Let’s begin with an idea: local governments cannot afford to be bad employers. Put another, way, without money to reward and retain good employees, local governments must seek to be the best employers possible. This means moving towards inclusive workplaces that empower employees, listen to employee ideas, recognize great performance and nurture and develop careers. This also means moving away from command-and-control structures that devalue employee voice, minimize employee participation, and tolerate bad management.
I arrived at this notion (which many of you reached long ago) after participating in a Thursday session of the North Carolina Local Government Budget Association (NCLGBA) Summer Conference in Greensboro, NC. Randall Lyons of Guilford County arranged for the group to discuss employee surveys and non-monetary motivation. Monica Croskey, strategy and performance manager for Rock Hill, SC, talked about her city’s employee engagement survey (which, by the way, is an exemplary model to follow). John Dean, HR Director of Guilford County, spoke of how intense fiscal and political pressures have eroded local government employee morale.
The panel concluded that, to retain good employees and deliver quality citizen service, local governments HAVE to be great employers. Which led to some of the panel’s suggestions for boosting morale under less than ideal circumstances:
Listen to employee perspectives and act on them. Monica talked about Rock Hill’s first employee survey, which revealed issues with performance appraisal. Management immediately took action to improve the process. A year later, employees appreciated management’s responsiveness, a shift that showed up in the second round of employee survey results.

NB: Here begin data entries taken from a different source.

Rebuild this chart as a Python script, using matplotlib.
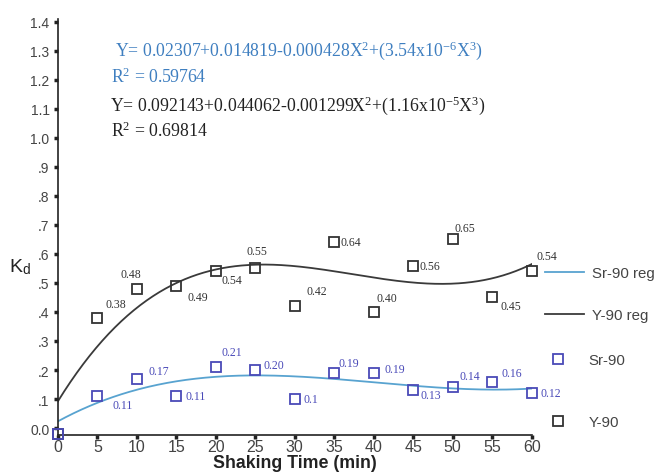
import numpy as np
import matplotlib
matplotlib.use("Agg")
import matplotlib.pyplot as plt
from matplotlib.lines import Line2D

plt.rcParams['font.family'] = ['Liberation Sans', 'DejaVu Sans']
plt.rcParams['mathtext.fontset'] = 'custom'
plt.rcParams['mathtext.rm'] = 'Liberation Serif'
plt.rcParams['mathtext.it'] = 'Liberation Serif:italic'

# datos
tiempo = [0, 5, 10, 15, 20, 25, 30, 35, 40, 45, 50, 55, 60]
kd_y90 = [-0.02, 0.38, 0.48, 0.49, 0.54, 0.55, 0.42, 0.64, 0.40, 0.56, 0.65, 0.45, 0.54]
kd_sr90 = [-0.02, 0.11, 0.17, 0.11, 0.21, 0.20, 0.1, 0.19, 0.19, 0.13, 0.14, 0.16, 0.12]
etiq_y90 = ["", "0.38", "0.48", "0.49", "0.54", "0.55", "0.42", "0.64", "0.40", "0.56", "0.65", "0.45", "0.54"]
etiq_sr90 = ["", "0.11", "0.17", "0.11", "0.21", "0.20", "0.1", "0.19", "0.19", "0.13", "0.14", "0.16", "0.12"]

# coeficientes de las regresiones (del texto de la grafica)
coef_sr90 = [0.02307, 0.014819, -0.000428, 3.54e-6]
coef_y90 = [0.092143, 0.044062, -0.001299, 1.16e-5]

# desplazamientos de las etiquetas (pixeles)
off_y90 = [(0, 0), (18, 14), (-6, 15), (21, -11), (16, -9), (2, 17), (22, 15),
           (17, 0), (13, 14), (17, 0), (12, 11), (19, -9), (15, 15)]
off_sr90 = [(0, 0), (25, -9), (22, 8), (19, 0), (16, 15), (19, 5), (16, 0),
            (15, 10), (21, 4), (18, -5), (17, 11), (20, 9), (19, 0)]

AZUL_LINEA = "#58a3d0"
AZUL_PUNTO = "#4a4ab8"
AZUL_TEXTO = "#3f7fc0"
NEGRO = "#333333"

fig = plt.figure(figsize=(6.58, 4.77), dpi=100)
ax = fig.add_axes([0.088, 0.086, 0.720, 0.872])

xs = np.linspace(0, 60, 300)
reg_sr = sum(c * xs**i for i, c in enumerate(coef_sr90))
reg_y = sum(c * xs**i for i, c in enumerate(coef_y90))
ax.plot(xs, reg_sr, color=AZUL_LINEA, lw=1.3)
ax.plot(xs, reg_y, color="#3a3a3a", lw=1.3)

ax.plot(tiempo, kd_y90, "s", ms=7, mfc="none", mec=NEGRO, mew=1.3, clip_on=False, zorder=3)
ax.plot(tiempo, kd_sr90, "s", ms=7, mfc="none", mec=AZUL_PUNTO, mew=1.3, clip_on=False, zorder=3)

for t, v, s, o in zip(tiempo, kd_y90, etiq_y90, off_y90):
    if s:
        ax.annotate(s, (t, v), xytext=o, textcoords="offset pixels", ha="center", va="center",
                    fontsize=8.5, family="Liberation Serif", color=NEGRO)
for t, v, s, o in zip(tiempo, kd_sr90, etiq_sr90, off_sr90):
    if s:
        ax.annotate(s, (t, v), xytext=o, textcoords="offset pixels", ha="center", va="center",
                    fontsize=8.5, family="Liberation Serif", color=AZUL_PUNTO)

# ecuaciones
ax.text(0.12, 0.925, r"Y= 0.02307+0.014819-0.000428X$^2$+(3.54x10$^{-6}$X$^3$)", transform=ax.transAxes,
        fontsize=12.8, family="Liberation Serif", color=AZUL_TEXTO, va="center")
ax.text(0.112, 0.862, r"R$^2$ = 0.59764", transform=ax.transAxes,
        fontsize=12.8, family="Liberation Serif", color=AZUL_TEXTO, va="center")
ax.text(0.11, 0.795, r"Y= 0.092143+0.044062-0.001299X$^2$+(1.16x10$^{-5}$X$^3$)", transform=ax.transAxes,
        fontsize=12.8, family="Liberation Serif", color="#222222", va="center")
ax.text(0.112, 0.732, r"R$^2$ = 0.69814", transform=ax.transAxes,
        fontsize=12.8, family="Liberation Serif", color="#222222", va="center")

ax.set_xlim(0, 60)
ax.set_ylim(-0.024, 1.41)
ax.set_xticks(range(0, 61, 5))
yt = np.round(np.arange(0, 1.41, 0.1), 1)
ax.set_yticks(yt)
ax.set_yticklabels(["0.0"] + [(".%d" % round(v * 10)) for v in yt[1:10]] + ["%.1f" % v for v in yt[10:]])
ax.tick_params(axis="both", direction="out", length=3, width=2.5, color="#222222",
               labelsize=10, labelcolor="#444444", pad=3)
ax.tick_params(axis="x", labelsize=11.5, pad=0)
for lado in ["top", "right"]:
    ax.spines[lado].set_visible(False)
for lado in ["left", "bottom"]:
    ax.spines[lado].set_color("#222222")
    ax.spines[lado].set_linewidth(1.2)

ax.set_xlabel("Shaking Time (min)", fontsize=12.8, fontweight="bold", color="#222222", labelpad=0)
fig.text(0.014, 0.44, r"K$_\mathregular{d}$", fontsize=14, color="#222222", ha="left", va="center",
         family="Liberation Sans")

# leyenda en dos bloques (espaciado distinto)
h_lineas = [Line2D([], [], color=AZUL_LINEA, lw=1.3),
            Line2D([], [], color="#3a3a3a", lw=1.3)]
h_puntos = [Line2D([], [], ls="none", marker="s", ms=7, mfc="none", mec=AZUL_PUNTO, mew=1.3),
            Line2D([], [], ls="none", marker="s", ms=7, mfc="none", mec=NEGRO, mew=1.3)]
leg1 = fig.legend(h_lineas, ["Sr-90 reg", "Y-90 reg"], loc="upper left", bbox_to_anchor=(0.828, 0.44),
                  frameon=False, fontsize=10.8, labelspacing=1.85, handlelength=2.6, handletextpad=0.55,
                  borderaxespad=0, borderpad=0, labelcolor="#444444")
leg2 = fig.legend(h_puntos, ["Sr-90", "Y-90"], loc="upper left", bbox_to_anchor=(0.828, 0.258),
                  frameon=False, fontsize=10.8, labelspacing=3.2, handlelength=1.8, handletextpad=1.1,
                  borderaxespad=0, borderpad=0, labelcolor="#444444")

plt.savefig("out.png", dpi=100)
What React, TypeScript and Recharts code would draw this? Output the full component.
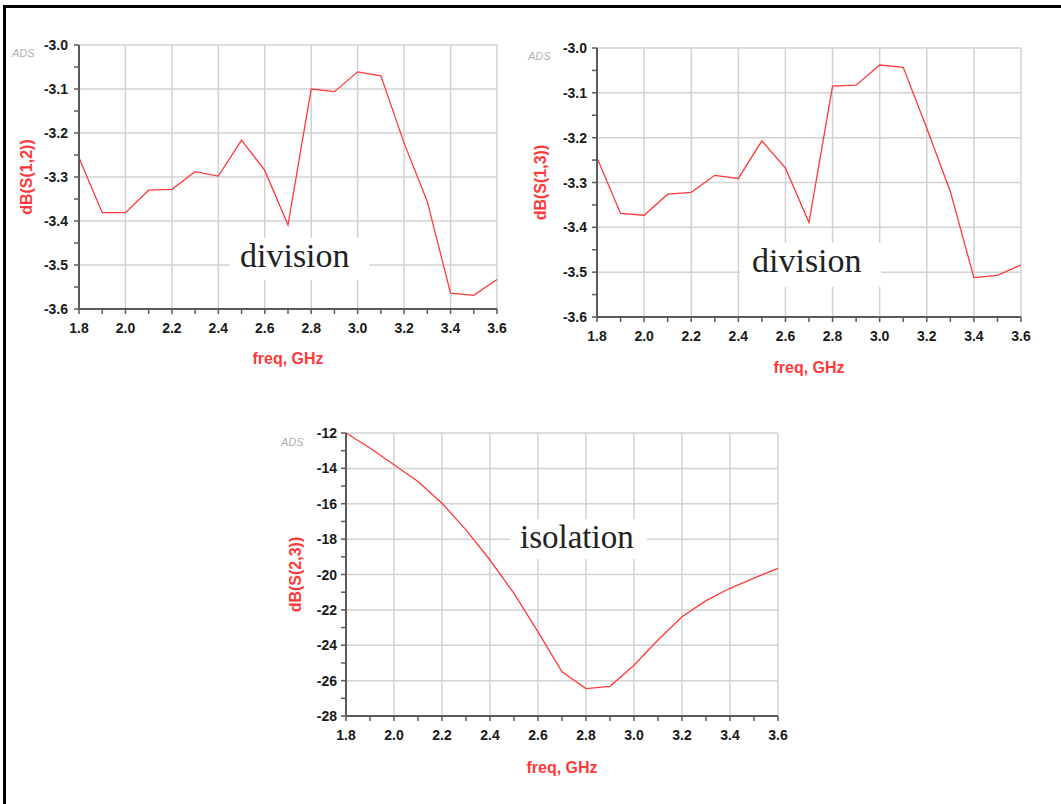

Offer work-life balance. Local governments can be flexible in how they structure work, even if it takes creative thinking on the manager’s part. As John Dean commented, take a holistic approach to employees and recognize that they have lives outside of work.
Recognize Employees For a Job Well Done. Monica pointed out that the Rock Hill survey showed that employees truly valued the things that managers sometimes take for granted: employee picnics and recognition lunches. (Check out examples at http://bit.ly/RockHill). These approaches don’t require big budgets, just sincerity, appreciation and focus on the part of management.
Preserve training and development. Ironically, research suggests that training and development — the first item on the budgetary chopping block — may be the most cost-effective way to improve organizational performance. Even if you can’t give employees the raises they deserve, you can focus like a laser beam on their career development.
Equip supervisors to be effective coaches and group leaders. Sometimes employees are promoted to supervisory positions with zero training. Which can lead to little dictatorships among those who equate supervision with power and not stewardship. Train new supervisors in people skills such as conflict resolution and communications, as well as in your organization’s philosophy towards its people.
No doubt becoming an employer of choice is easier in flush budgetary times. But the reality is that most local governments don’t have that luxury. Nor do they have the option of being bad employers. Luckily, with the commitment of local government managers and a vision of stewardship of the workforce, local governments can move the needle in competing for employees who want meaningful work in a positive, nurturing environment.